I'm not proud of myself. It was wholly unladylike. But the anger got me swimming faster and and I finally was up and out of the water and running into transition.
I learned something from SWTriGal once, and I'll share it with you - I pull off my hat and goggles first, and then hold them in my hands as I pull my wet-suit top down. The goggles and cap stay caught in my sleeve. I managed to get the rest of me out of the neoprene and then grabbed my bike and headed out - without glasses - but it turned out to be okay because it was humid enough not to dry out my contacts, and it was too overcast to need sunglasses.

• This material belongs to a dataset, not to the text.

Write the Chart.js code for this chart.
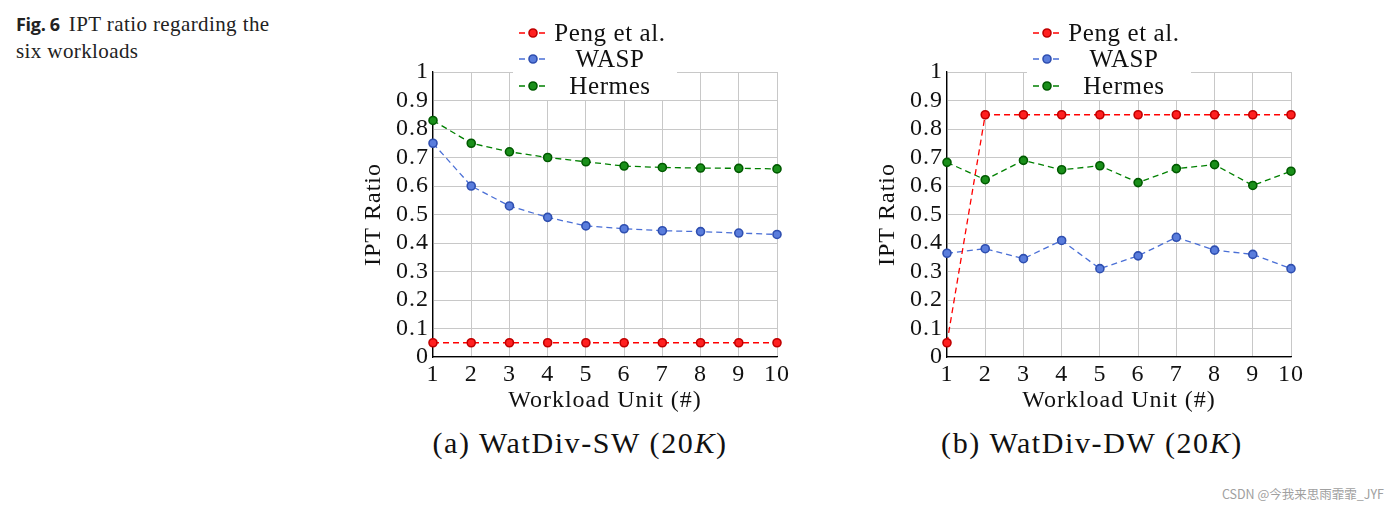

Before today my average speed on this course was about 14.7 mph. It's a nice out and back course, but immediately after you leave transition you're heading up about an 8% climb, then a short flat, screaming downhill back into the canyon, and a second climb, about 7% grade, then you're finally on a long flat out-and-back with a couple of turns. I had a chance to wave to wave to Sweet Baboo when he was on his way back and I was on my way out.
There was this one guy who seemed pretty determined to pass me, and then he would immediately slow down, and I thought, what is up with the men at this race? I finally passed him a third time and worked hard to stay ahead of him.
The bike course is nicely marshaled and traffic-controlled. When you head back into the canyon there's a screaming downhill followed by a last nasty 9% climb back up and then a last heart-in-your-throat downhill back down into the canyon again.
I felt pretty good about my run. I'm not sure what my time was, maybe, 32 minutes and some change. The run is an out-and-back and it rolls gently upward on the way out, but I wouldn't really call it hilly. I got another chance to see Sweet Baboo as he was on his way back in.
I'm not sure what all my times were, because I can hit lap on my watch, but haven't figured out how to scroll back through it, but my overall time was about 1:48, I think.
And then, you won't believe this, for the second week in a row the timers couldn't come up with my time for the awards. They asked me what I thought my time was. So I told them it was 1:48 or 1:49 or something. So, that's what they went with, and I was first Athena overall. If my time is correct, then I've PRd this course by about 15 minutes. Sweet Baboo was first Clydesdale overall.
Mike and Marty Greer, who also put on the Ironman 70.3 Buffalo Springs Lake on June, put on this race. There is an Oly at the same time that I've done twice, as well. It's a fun, friendly race, well-organized by people who really lover triathlon and have a lot of fun with it. If you have the means and the time to get out to Lubbock, I recommend adding this to your calendar, or either of the two they put on in June.
And now I"m home, back in Albuquerque. I'm eating a Dominos pizza, as I'm addicted to their online ordering thing. A glass of wine, and then I think I'll sleep pretty well tonight.
UPDATE: I looked up my times this morning and they said "incomplete" under swim and bike. I emailed the timing company and asked them about this, and they wrote me a confusing email in which they 1) claimed I wasn't wearing my chip (I was) and 2) at the exact same time sent me a copy of my times, in a picture file entitled pilgrim_times.png, which I've included below. What they sent matches all the times I had estimated on my watch as I went along,
What I'm proudest of is that I was apparently the first place finisher in the 70-74 male division.
Next up: The Jemez 50K (see profile, below), in one week. This is the 50K that caused herself the Dread Pirate to look at me with concern when I announced I was doing it. I am in no way properly trained for this; I'll be running on whatever base I have leftover from the 38 mile run I did in January and the 50 mile run I did in March. Eep!